6. Temple: We’ve discussed the Owls multiple times so far, but they will find ways to win games in the AAC. Fran Dunphy is a terrific coach, and he has four consistent options: Will Cummings, Dalton Pepper, Quenton DeCosey and Anthony Lee. They have to figure out to win close games consistently, but they have the core pieces to stay out of the bottom third.

7. UCF: Winners of five in a row heading into conference play, the Knights haven’t done anything all that impressive in the non-league, but Donnie Jones has his team poised to compete. They can score in different ways, and they crash the offensive glass. Isaiah Sykes is a terrific all-around player, and scorers like Calvin Newell and Tristan Spurlock are useful weapons.

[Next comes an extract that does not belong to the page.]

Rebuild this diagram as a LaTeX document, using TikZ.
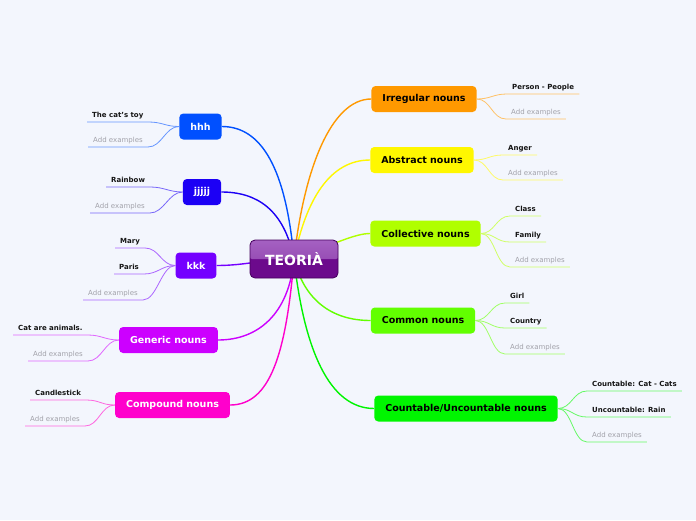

8. South Florida: Back in 2012, South Florida won 22 games and went to the NCAA tournament. Since then, though, the Bulls have been trending downward. They won just 12 games last season, and it might be hard to break into the upper half of the league this season. There is some good young pieces inside with Chris Perry and John Egbunu, but the guards are struggling to create good offense.

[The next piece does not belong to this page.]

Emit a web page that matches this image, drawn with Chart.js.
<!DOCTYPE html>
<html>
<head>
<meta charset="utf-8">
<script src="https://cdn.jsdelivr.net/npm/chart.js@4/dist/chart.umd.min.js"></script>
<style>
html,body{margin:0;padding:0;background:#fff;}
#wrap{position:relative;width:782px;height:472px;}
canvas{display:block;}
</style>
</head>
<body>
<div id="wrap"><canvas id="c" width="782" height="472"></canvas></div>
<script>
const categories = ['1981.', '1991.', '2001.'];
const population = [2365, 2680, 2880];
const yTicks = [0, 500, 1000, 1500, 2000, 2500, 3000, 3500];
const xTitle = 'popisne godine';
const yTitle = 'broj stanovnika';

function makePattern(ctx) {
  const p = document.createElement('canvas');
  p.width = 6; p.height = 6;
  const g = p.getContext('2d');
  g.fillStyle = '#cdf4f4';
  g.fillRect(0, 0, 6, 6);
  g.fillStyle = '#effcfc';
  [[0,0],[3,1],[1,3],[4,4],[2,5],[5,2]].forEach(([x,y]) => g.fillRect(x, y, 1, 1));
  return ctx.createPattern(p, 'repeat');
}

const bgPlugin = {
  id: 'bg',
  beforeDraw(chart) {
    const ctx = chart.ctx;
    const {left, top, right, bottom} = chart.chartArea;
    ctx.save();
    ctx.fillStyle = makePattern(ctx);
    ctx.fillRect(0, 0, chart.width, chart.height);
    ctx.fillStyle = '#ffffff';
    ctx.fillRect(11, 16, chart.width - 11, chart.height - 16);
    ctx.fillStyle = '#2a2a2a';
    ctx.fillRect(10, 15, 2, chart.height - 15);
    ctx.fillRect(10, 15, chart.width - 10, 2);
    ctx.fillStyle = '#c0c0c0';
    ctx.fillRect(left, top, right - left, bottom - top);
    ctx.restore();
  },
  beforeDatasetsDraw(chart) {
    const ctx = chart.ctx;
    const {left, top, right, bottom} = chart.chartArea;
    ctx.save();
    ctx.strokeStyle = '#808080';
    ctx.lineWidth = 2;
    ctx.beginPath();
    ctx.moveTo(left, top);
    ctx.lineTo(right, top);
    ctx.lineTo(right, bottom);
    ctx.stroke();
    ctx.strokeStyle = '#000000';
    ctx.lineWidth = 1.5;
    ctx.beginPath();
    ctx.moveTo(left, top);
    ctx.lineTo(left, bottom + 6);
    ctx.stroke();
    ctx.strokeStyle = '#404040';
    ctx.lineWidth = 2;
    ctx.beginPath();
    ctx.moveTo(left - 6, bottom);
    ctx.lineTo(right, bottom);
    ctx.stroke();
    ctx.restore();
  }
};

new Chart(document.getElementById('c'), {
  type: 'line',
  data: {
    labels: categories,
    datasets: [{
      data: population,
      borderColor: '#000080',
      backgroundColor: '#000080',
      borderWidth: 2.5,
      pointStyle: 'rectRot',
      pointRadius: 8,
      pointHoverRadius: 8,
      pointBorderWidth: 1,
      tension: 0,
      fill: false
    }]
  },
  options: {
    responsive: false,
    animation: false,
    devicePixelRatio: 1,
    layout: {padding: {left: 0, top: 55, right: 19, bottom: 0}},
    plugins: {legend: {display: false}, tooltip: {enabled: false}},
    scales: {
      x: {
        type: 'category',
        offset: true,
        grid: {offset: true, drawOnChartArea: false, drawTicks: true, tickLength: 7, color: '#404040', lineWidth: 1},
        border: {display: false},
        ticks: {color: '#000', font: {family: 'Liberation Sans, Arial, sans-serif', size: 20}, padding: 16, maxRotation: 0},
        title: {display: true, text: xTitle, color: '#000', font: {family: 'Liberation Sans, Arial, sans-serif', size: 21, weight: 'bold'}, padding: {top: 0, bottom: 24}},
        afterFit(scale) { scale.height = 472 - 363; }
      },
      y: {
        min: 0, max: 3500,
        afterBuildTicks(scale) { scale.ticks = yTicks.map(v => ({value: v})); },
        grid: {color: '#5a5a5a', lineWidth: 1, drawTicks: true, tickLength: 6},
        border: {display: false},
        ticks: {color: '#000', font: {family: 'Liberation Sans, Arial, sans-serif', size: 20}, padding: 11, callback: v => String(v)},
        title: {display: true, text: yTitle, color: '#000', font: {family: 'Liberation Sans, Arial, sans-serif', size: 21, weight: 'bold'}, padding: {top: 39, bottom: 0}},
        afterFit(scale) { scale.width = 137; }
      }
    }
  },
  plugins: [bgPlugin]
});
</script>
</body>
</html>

9. Rutgers: Eddie Jordan knew it wouldn’t be easy when he took over after the Mike Rice scandal in the spring, and it hasn’t been. However, there have been signs of promise despite a 6-7 start and a four-game losing streak. Myles Mack has taken on most of the offensive burden, but guys like Kadeem Jack and Pittsburgh transfer J.J. Moore have helped. The defense has been the weakness.

10. Houston: Things looked optimistic after a 5-0 start, but two losses in Brooklyn ended up spiraling into a stretch in which the Cougars lost five out of seven games. Danuel House’s has certainly hurt, and there’s just not enough help for double-double machine TaShawn Thomas. The defense has struggled, especially on the perimeter.